Automation in Data Science

Anurag Rathod

4 years ago

Data science is often associated with AI and machine learning, but data scientists also perform essential human-focused tasks.

1. Conversation with Clients

Level of Automation: Impossible

A key task of a data scientist is direct client communication. This helps eliminate miscommunication and align projects with expectations.

Currently, no machine can fully replicate human conversation or understand a client’s ideas, goals, and preferences.

2. Data Preparation and Cleaning

Level of Automation: Partially Automated

Data preparation and cleaning consumes about 80% of a data scientist’s time. This stage involves:

Joining different types of data

Removing errors

Gaining access to data

Many repetitive cleaning tasks can be automated using heuristics.

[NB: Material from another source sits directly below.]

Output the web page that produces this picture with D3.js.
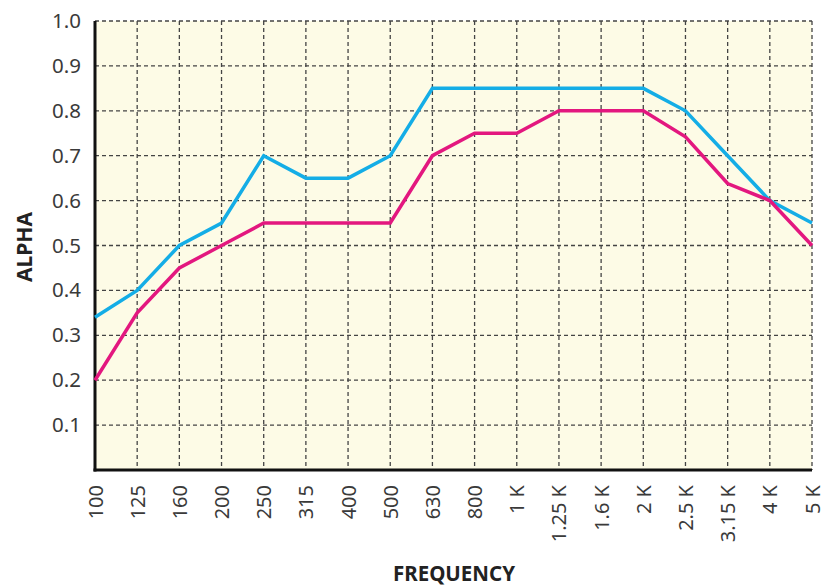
<!DOCTYPE html>
<html><head><meta charset="utf-8">
<script src="https://cdn.jsdelivr.net/npm/d3@7"></script>
<style>body{margin:0;background:#fff}</style>
</head><body>
<svg id="c" width="829" height="586"></svg>
<script>
const categories = ["100","125","160","200","250","315","400","500","630","800","1 K","1.25 K","1.6 K","2 K","2.5 K","3.15 K","4 K","5 K"];
const seriesBlue = [0.34,0.40,0.50,0.55,0.70,0.65,0.65,0.70,0.85,0.85,0.85,0.85,0.85,0.85,0.80,0.70,0.60,0.55];
const seriesPink = [0.20,0.35,0.45,0.50,0.55,0.55,0.55,0.55,0.70,0.75,0.75,0.80,0.80,0.80,0.742,0.638,0.60,0.50];
const yTicks = [0.1,0.2,0.3,0.4,0.5,0.6,0.7,0.8,0.9,1.0];

const svg = d3.select("#c");
const L = 95, R = 812, T = 21, B = 470;
const x = d3.scalePoint().domain(categories).range([L, R]);
const y = d3.scaleLinear().domain([0, 1]).range([B, T]);
const font = "'Noto Sans', 'Open Sans', sans-serif";

svg.append("rect").attr("x", L).attr("y", T).attr("width", R - L).attr("height", B - T).attr("fill", "#fdfbe6");

// grid
const g = svg.append("g");
g.selectAll(".hg").data(yTicks).join("line")
  .attr("x1", L).attr("x2", R).attr("y1", d => y(d)).attr("y2", d => y(d))
  .attr("stroke", "#444").attr("stroke-width", 1.3).attr("stroke-dasharray", "4,3");
g.selectAll(".vg").data(categories.slice(1)).join("line")
  .attr("x1", d => x(d)).attr("x2", d => x(d)).attr("y1", T).attr("y2", B)
  .attr("stroke", "#444").attr("stroke-width", 1.3).attr("stroke-dasharray", "4,3");

// axes
const yAxis = svg.append("g").attr("transform", `translate(${L},0)`)
  .call(d3.axisLeft(y).tickValues(yTicks).tickFormat(d3.format(".1f")).tickSize(0).tickPadding(14));
yAxis.select(".domain").remove();
yAxis.selectAll("text").attr("font-family", font).attr("font-size", 20.5).attr("fill", "#3a3a3a");

const xAxis = svg.append("g").attr("transform", `translate(0,${B})`)
  .call(d3.axisBottom(x).tickSize(0));
xAxis.select(".domain").remove();
xAxis.selectAll("text")
  .attr("font-family", font).attr("font-size", 20).attr("fill", "#3a3a3a")
  .attr("transform", "rotate(-90)")
  .attr("text-anchor", "end")
  .attr("x", -15).attr("y", 0).attr("dy", "0.35em");

svg.append("line").attr("x1", L).attr("x2", L).attr("y1", T).attr("y2", B + 1.5)
  .attr("stroke", "#111").attr("stroke-width", 3);
svg.append("line").attr("x1", L - 1.5).attr("x2", R).attr("y1", B).attr("y2", B)
  .attr("stroke", "#111").attr("stroke-width", 3);

// lines
const line = d3.line().x((d, i) => x(categories[i])).y(d => y(d));
svg.append("path").datum(seriesBlue).attr("d", line).attr("fill", "none")
  .attr("stroke", "#14ade6").attr("stroke-width", 3.5).attr("stroke-linejoin", "miter");
svg.append("path").datum(seriesPink).attr("d", line).attr("fill", "none")
  .attr("stroke", "#e3177f").attr("stroke-width", 3.5).attr("stroke-linejoin", "miter");

// titles
svg.append("text").attr("x", 454).attr("y", 581).attr("text-anchor", "middle")
  .attr("font-family", font).attr("font-weight", "bold").attr("font-size", 20.5).attr("fill", "#222").text("FREQUENCY");
svg.append("text").attr("transform", "translate(32,247) rotate(-90)").attr("text-anchor", "middle")
  .attr("font-family", font).attr("font-weight", "bold").attr("font-size", 21).attr("fill", "#222").text("ALPHA");
</script>
</body></html>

Examine date distributions to check for weekends, holidays, or recurring events

Review manually entered category columns and correct errors

Inspect numerical columns to ensure values are within reasonable ranges and flag anomalies

Tools for Automating Data Cleaning

Data scientists can speed up cleaning tasks with tools like:

DORA

DataCleaner

Pretty Pandas

Tabulate

Scrubadub

Arrow

Beautifier

FTFY

3. Data Exploration and Feature Engineering

Level of Automation: Partially Automated, High Potential

After cleaning data, data scientists explore it and perform feature engineering. This step has two components:

Data Exploration: Understanding the data patterns

Feature Engineering: Applying domain knowledge to create meaningful features

Many aspects of exploration can be automated using libraries like NumPy and Pandas for analysis and Seaborn, Matplotlib, or Plotly for visualization.

4. Modeling

Level of Automation: Fully Automated

Modeling transforms clean, structured data into actionable results. Modeling includes:

Model construction

Validation

Hyperparameter optimization

Tools for Automating Modeling

Popular automated modeling tools include:

Run:AI

AutoKeras

Auto-WEKA

DataRobot Automated Machine Learning

H2O AutoML

MLBox

auto-sklearn

These tools allow data scientists to quickly train, validate, and optimize models with minimal manual intervention.

Conclusion

Automation in data science is increasingly feasible and widely adopted. It helps data scientists reduce errors, clean data more efficiently, and streamline the modeling process.